Paleomagnetic variations along the Southern Coast of Brazil from 46.06-5.36 ka BP using a Gaussian Process Technique

Understanding geomagnetic variations observed at the Earth’s surface requires knowledge of processes occurring in the Earth’s interior that are associated with the geodynamo. Because these processes occur at inaccessible depths, numerical models are used to simulate the expected conditions within these regions. On the other hand, data-based reconstructions provide constraints in terms of the field morphology at the Earth’s surface and at the core-mantle boundary. Such models are constrained by direct measurements for recent periods and by indirect data for older intervals. For the time span covering the last few centuries to approximately 50 ka, the available paleomagnetic data are unevenly distributed in both space and time, with a strong bias toward the Northern Hemisphere and more recent periods. These data limitations influence the reliability of geomagnetic model predictions, particularly in poorly sampled regions such as South America. In recent years, new paleomagnetic data have been obtained from ocean-floor sediments off the southern coast of Brazil.

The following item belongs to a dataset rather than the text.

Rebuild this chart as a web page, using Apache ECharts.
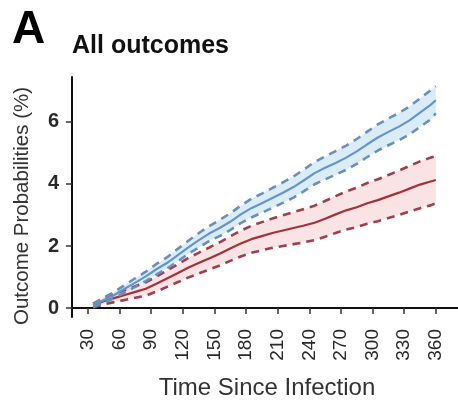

However, integrating paleomagnetic data from geographically close locations, together with reliable age and sedimentation rate models, remains a major challenge and limits the reproducibility of records from nearby sites. To address this issue, we applied a machine-learning approach based on Gaussian process regression to construct inclination and relative paleointensity curves using data from three sediment cores collected in this region (29°S, 47°W). This method allows for the estimation of a modeled curve that integrates data from the three cores, which have irregular time intervals between samples, and provides associated uncertainties. The resulting inclination and relative paleointensity curves were compared with predictions from the GGF100k geomagnetic model. Overall, the results show good agreement with model predictions, although some discrepancies are observed in both inclination and intensity over the studied interval. These findings demonstrate that Gaussian process regression is a robust and effective tool for integrating paleomagnetic data from oceanic sediment cores.